CAD – Inflation data to swing the Loonie
The CAD is about to end the week slightly stronger against the USD. On a macroeconomic level, we note that Canada’s employment data for February were better than expected as the employment change figure dropped yet not as much as expected and the unemployment rate managed to remain unchanged at 5.0%, one of the lowest levels, for a third consecutive month. We also note that the House starts for the same month increased showing increased economic activity for the Canadian construction sector. The string of positive news for the past few days was completed by the acceleration for both the manufacturing and the wholesale sales growth rates, both being for January. The better-than-expected data mentioned, could provide support for BoC’s confidence, yet any hawkish move seems to be out of the picture for the bank currently. On the contrary, the uncertainty created by the SVB fallout tends to raise some dovish concerns about a possible ripple effect on the Canadian economy and thus is advising caution. We intend to keep a close eye on the release of Canada’s CPI rates next week and a possible slowdown of the rates implying also an easing of inflationary pressures in the Canadian economy may enhance voices requesting a rate cut yet we tend to maintain rather solid expectations for the bank to remain on hold at 4.5% in its mid-April meeting. Also on a more fundamental level, we would like to note the wide drop of oil prices over the past few days which may have prevented the CAD from making further gains against the USD. It should be noted that the uncertainty created by the shaky banking sector tended also to undermine market expectations for oil demand and should oil prices continue to drop or even remain on rather low levels we may see it weighing on the Loonie as well, given that Canada is a major oil producing country and the CAD is considered as having a positive correlation with oil prices.

General Comment
As a closing comment we note that we leave behind us a turbulent week where the markets neared the possibility of a meltdown, yet for the time being the worst seems to have been avoided. Nevertheless, we still consider the situation as fragile and the possibility of deterioration cannot be excluded. In the coming week, we may see the USD maintaining the initiative over other currencies in the FX market, given that the Fed’s interest rate decision bears still some degree of uncertainty and the stakes are high. Yet at certain points during the week, there are opportunities available for other currencies to shine as well allowing for a nice blend of trading opportunities. We would like to make a small comment though also for the interest rate decisions mentioned earlier. In Switzerland, SNB is expected by the market to hike rates again by 25 basis points despite the recent turmoil created in the banking sector by Credit Suisse.

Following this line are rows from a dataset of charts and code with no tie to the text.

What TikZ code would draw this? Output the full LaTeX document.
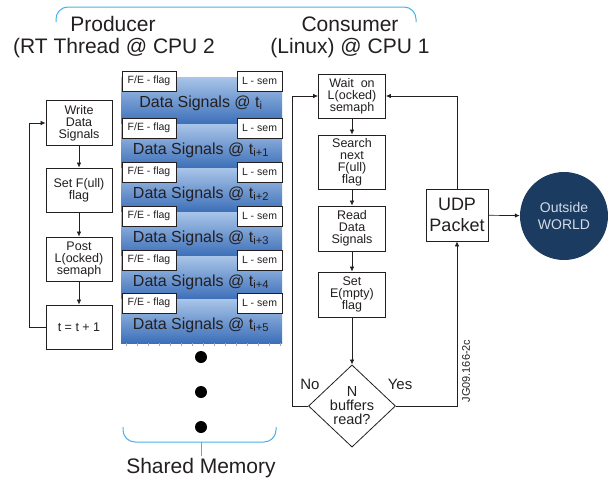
\documentclass[tikz,border=0pt]{standalone}
\usepackage{fontspec}
\setmainfont{Liberation Sans}
\usetikzlibrary{shapes.geometric,arrows.meta}
\definecolor{inkgray}{HTML}{231F20}
\definecolor{bracecyan}{HTML}{45B4E6}
\definecolor{memlight}{HTML}{A9C5E8}
\definecolor{memdark}{HTML}{3C6FB9}
\definecolor{worldnavy}{HTML}{1B3B60}
\definecolor{worldtext}{HTML}{D3DCE8}
\newcommand{\fsz}[1]{\fontsize{#1}{#1}\selectfont}
\begin{document}
\begin{tikzpicture}[x=1pt,y=-1pt,text=inkgray,
	flowbox/.style={draw=inkgray,line width=0.8pt,fill=white,align=center,inner sep=1pt,minimum width=66pt,font=\fontsize{12.5}{12}\selectfont},
	tagbox/.style={draw=inkgray,line width=0.8pt,fill=white,inner sep=1pt,minimum height=20pt,font=\fsz{10.5}},
	flow/.style={draw=inkgray,line width=0.7pt,-{Latex[length=5pt,width=4.5pt]}},
	brace/.style={draw=bracecyan,line width=1pt,rounded corners=12pt},
	title/.style={font=\fsz{21}}]
		\useasboundingbox (0,0) rectangle (610,485);
		
		% headings
		\draw[brace] (56,22) -- (56,7) -- (416,7) -- (416,22);
		\node[title] (prod) at (113,24) {Producer};
		\node[title] (prodcpu) at (114,48) {(RT Thread @ CPU 2};
		\node[title] (cons) at (350,24) {Consumer};
		\node[title] (conscpu) at (350,48) {(Linux) @ CPU 1};
		
		% shared memory buffers
		\foreach \f/\sub/\bot [count=\k] in {81/i/124,128/i+1/168,172/i+2/212,216/i+3/256,260/i+4/299,303/i+5/343}{
			\shade[top color=memlight,bottom color=memdark] (121,\f-4) rectangle (282,\bot);
			\node[tagbox,minimum width=54pt] (fe\k) at (149,\f) {F/E - flag};
			\node[tagbox,minimum width=45pt] (ls\k) at (259.5,\f) {L - sem};
			\node[font=\fsz{16}] (ds\k) at (201,\f+22) {Data Signals @ t\textsubscript{\sub}};
		}
		\foreach \x in {126,137,...,280}
			\draw[black!35,line width=0.4pt] (\x,343) -- (\x,346);
		\foreach \y in {357,392,427}
			\fill[black] (201,\y) circle (6pt);
		\draw[brace] (123,427) -- (123,442) -- (276,442) -- (276,427);
		\draw[bracecyan,line width=1pt] (201,442) -- (201,456);
		\node[font=\fsz{21}] (shmem) at (201,468) {Shared Memory};
		
		% producer loop
		\node[flowbox,minimum height=45pt] (write) at (79,123) {Write\\Data\\Signals};
		\node[flowbox,minimum height=44pt] (setfull) at (79,190) {Set F(ull)\\flag};
		\node[flowbox,minimum height=44pt] (post) at (79,259) {Post\\L(ocked)\\semaph};
		\node[flowbox,minimum height=44pt] (tinc) at (79,327) {t = t + 1};
		\draw[flow] (write) -- (setfull);
		\draw[flow] (setfull) -- (post);
		\draw[flow] (post) -- (tinc);
		\draw[flow] (tinc.west) -- ++(-16,0) |- (write.west);
		
		% consumer loop
		\node[flowbox,minimum width=67pt,minimum height=44pt] (wait) at (352,96) {Wait~ on\\L(ocked)\\semaph};
		\node[flowbox,minimum width=67pt,minimum height=54pt] (search) at (352,162) {Search\\next\\F(ull)\\flag};
		\node[flowbox,minimum width=67pt,minimum height=45pt] (read) at (352,228.5) {Read\\Data\\Signals};
		\node[flowbox,minimum width=67pt,minimum height=45pt] (setempty) at (352,294.5) {Set\\E(mpty)\\flag};
		\node[diamond,draw=inkgray,line width=0.8pt,minimum width=87pt,minimum height=70pt,inner sep=0pt,align=center,font=\fontsize{14.5}{14}\selectfont] (nread) at (352,406) {N\\buffers\\read?};
		\node[font=\fsz{15}] (nolbl) at (310,384) {No};
		\node[font=\fsz{15}] (yeslbl) at (400,384) {Yes};
		\draw[flow] (wait) -- (search);
		\draw[flow] (search) -- (read);
		\draw[flow] (read) -- (setempty);
		\draw[flow] (setempty) -- (nread);
		\draw[flow] (nread.west) -- ++(-16,0) |- (wait.west);
		
		% output
		\node[flowbox,minimum width=62pt,minimum height=52pt,font=\fontsize{18}{21}\selectfont] (udp) at (457,215) {UDP\\Packet};
		\node[circle,fill=worldnavy,minimum size=88pt,inner sep=0pt,text=worldtext,align=center,font=\fontsize{14}{17.5}\selectfont] (world) at (564,216) {Outside\\WORLD};
		\draw[flow] (nread.east) -| (udp.south);
		\draw[flow] (udp.north) |- (wait.east);
		\draw[flow] (udp) -- (world);
		\node[rotate=90,font=\fsz{11}] (jg) at (466,371) {JG09.166-2c};
	\end{tikzpicture}
\end{document}
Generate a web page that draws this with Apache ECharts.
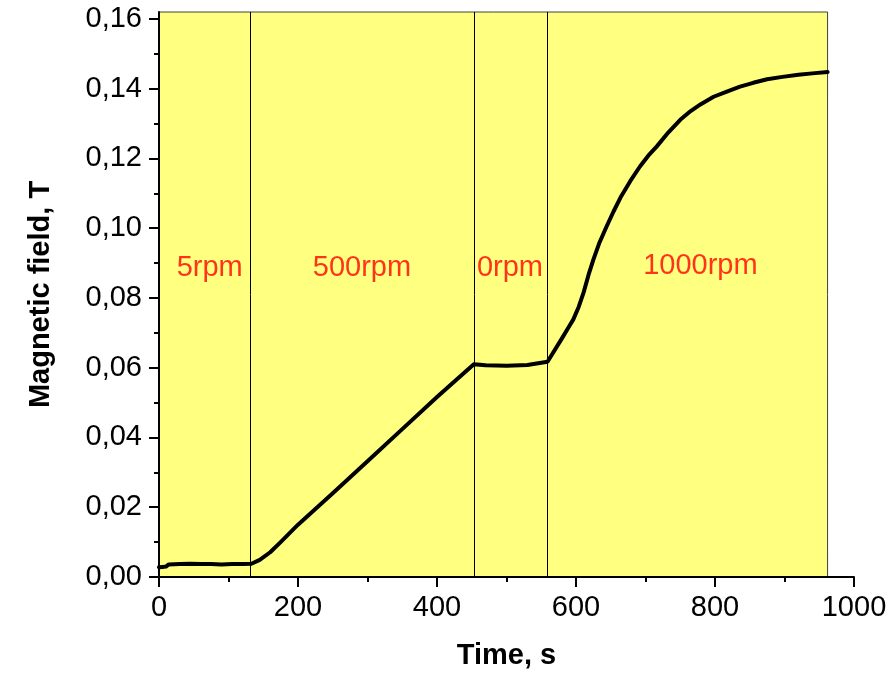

Given that inflationary pressures have been on the rise in the land of the Alps, such a move could be understood as inflation is above target and rising and thus a rate hike could provide further support for the Swiss Franc. Further to the south, in Turkey, the Turkish central bank, CBT is expected by a number of analysts to remain on hold at 8.5% given that the bank had proceeded with a 50 basis points rate cut in the February meeting and inflation despite being at high levels of 55% yoy seems to be easing over the past four months. Nevertheless, we would not exclude the possibility of another 50 basis points rate cut which could weigh on the Turkish Lira. Last but not least let’s not forget that at the northern tip of Europe, some analysts expect Norgesbank to remain on hold at 2.75% after consecutive hikes up until December and standing pat in January. Yet in the last meeting the bank stated that future developments will depend on economic developments and inflation seems to remain stubbornly high hence a 25 basis points rate hike may be warranted and Norgesbank Governor Ida Wolden Bache’s comments that “the policy rate will most likely be raised in March” tends to highlight this scenario, which may provide some support for the NOK.